Another important feature of the Learn-CIAT graphical editor is the inclusion of runtime validations. Because the graphical editor was generated by applying a model-driven development process, some restrictions are already imposed implicitly by the meta-model. Nonetheless, for those restrictions that the technology would not be able to automatically incorporate, a set of additional EVL rules was defined. Again, attending Figure 4, the workflow of a Java programming course and the configuration of a collaborative code editor is presented. The graphical editor detected up to three errors and a warning after the model validation process, whereby the user needs to select the position of the console view in the user interface workspace; an error is shown indicating that a code editor must contain a turn-taking panel; a computer-supported group activity named “practical project” is declared as adaptive, when these types of tasks are productive (according to the rules established in Learn-CIAN and the configuration of workspaces) [4]; finally, to show the flexibility that EVL provides, in the sociogram (bottom of the figure) appears a warning indicating that the name of the professor role should start with capital letters. The user has the possibility of manually correcting each of these errors or warnings, or start its corresponding quick fix, which, if it was declared in the EVL template, is able to start an automatic process that solves it only with the push of a button.

5. Concluding Remarks

The implementation of applications to support group learning is a complex process that involves considering different perspectives (collaboration, interaction, awareness, pedagogical, etc.) and stakeholders (teachers, software engineers, etc.). In this paper, an innovative model-driven development approach to support the collaborative modeling of these kinds of applications was described at a methodological and technological level. This development paradigm was chosen since it guarantees a series of advantages compared to others such as traditional ad hoc. The use of conceptual frameworks as input devices implies a faster and economic development process, as well as favoring their reuse in the resolution of other problems, regardless of the specific scope of work for which they were originally intended.

The proposed framework takes the Learn-CIAM methodological proposal as a starting point.
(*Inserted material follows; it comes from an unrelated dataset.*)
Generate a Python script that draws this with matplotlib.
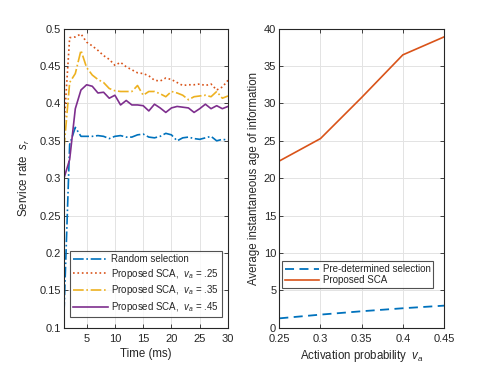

In this framework, aspects required for the design and creation of group learning systems such as awareness and pedagogical usability are included. Its collaborative modeling is supported by the Learn-CIAT tool, in which we applied innovative technologies integrated within the Eclipse platform during development, an environment widely used in both research and industrial contexts.

The processes and tools described in this paper make an important contribution to systematize the design and development of applications supporting CSCL. Its use should facilitate the work of software engineers (or groupware engineers) and teachers, who are responsible for designing and developing these kinds of applications, which are currently used en masse.